The main benefit to an owner in having a valid breach-of-contract claim against a subcontractor is avoidance of the "economic loss rule" precluding recovery for the subcontractor's negligent performance (see Blog # 29). Without the right to an assignment of the subcontract in the event of default by the general contractor (see Blog # 39), there may be no mechanism for an owner to recover damages directly from the guilty party -- or at all, if the general goes under.
Ordinarily intent can be either express or implied from surrounding circumstances. In discerning an intent to allow an owner to sue for breach of a subcontract, however, "commentators and courts that have considered the question have concluded that unless the contract specifically so provides, the owner is an incidental beneficiary of the contract between the subcontractor and the contractor.” Lazovitz, Inc. v. Saxon Construction, Inc., 911 F.2d 588, 591 (11th Cir. 1990). Rhode Island is a recent exception; see Hexagon Holdings, Inc. v. Carlisle Syntec, Inc., 199 A.3d 1034, 1040 (2019). No reported New Hampshire case has yet weighed in, but it is a safe bet that a subcontract’s silence on the point will weigh against finding third party beneficiary rights.

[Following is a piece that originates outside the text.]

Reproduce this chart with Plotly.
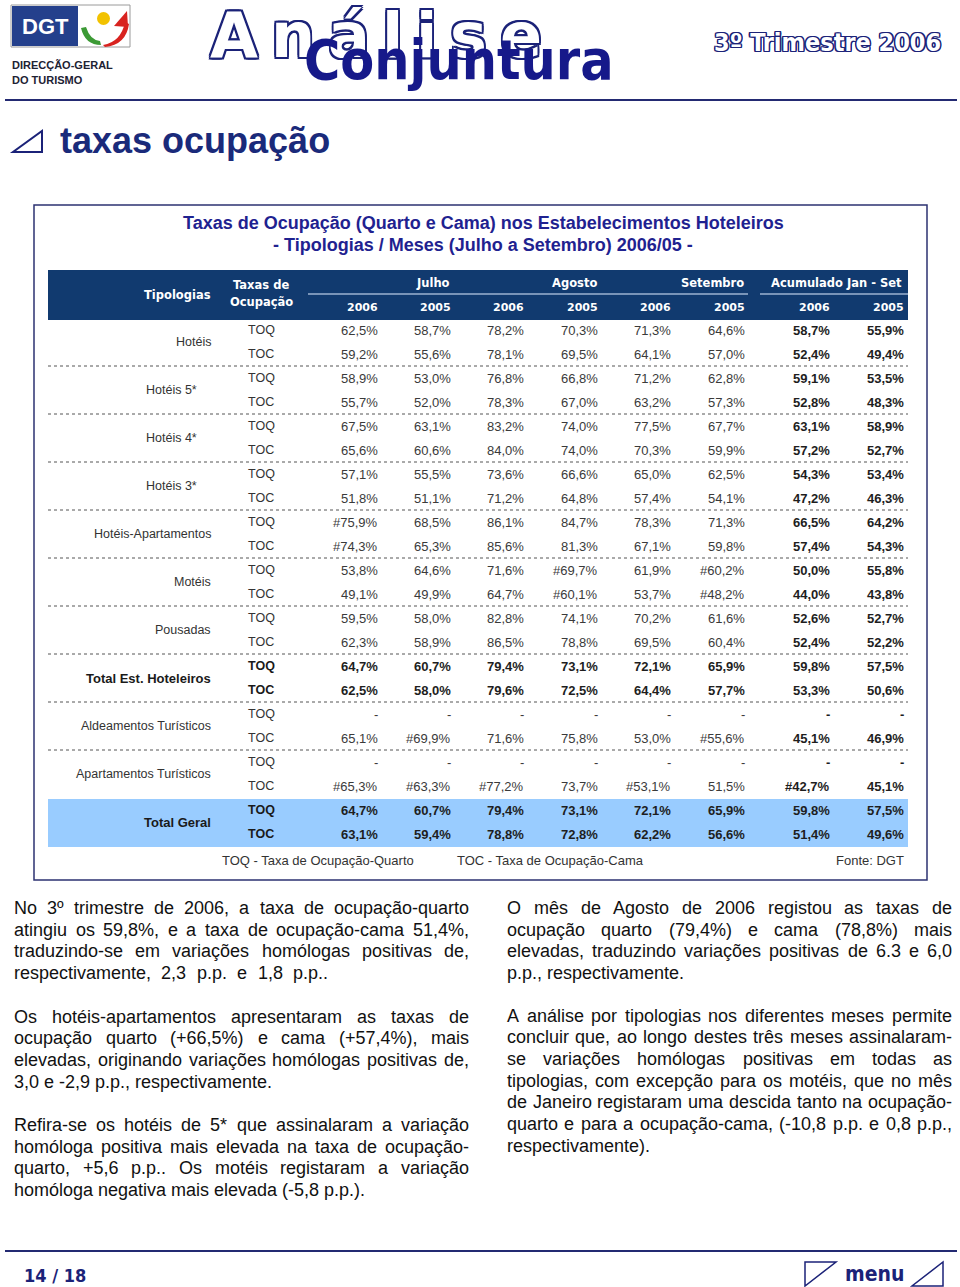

One way to dispel all doubt is to insert language in the subcontract disclaiming any intent to allow the owner a right to sue for its breach. See Hrushka v. State Dept. of Public Works, 117 N.H. 1022, 1024 (1977) (“[I]f two contracting parties expressly provide that some third party who will be benefited by performance shall have no legally enforceable right, the courts should effectuate the expressed intent by denying the third party any direct remedy.”). Interestingly, the popular AIA A401 (2017) subcontract form provides in section 1.5 that "The Subcontract documents shall not be construed to create a contractual relationship of any kind . . . (2) between the Owner and the Subcontractor, or (3) between any persons or entities other than the Contractor and Subcontractor." But it also provides in section 4.6.1 that the subcontractor's warranty extends "to the Owner, Architect and Contractor" -- which presumably gives the owner the right to sue the subcontractor for breach of warranty. How this apparent inconsistency shakes loose remains to be seen.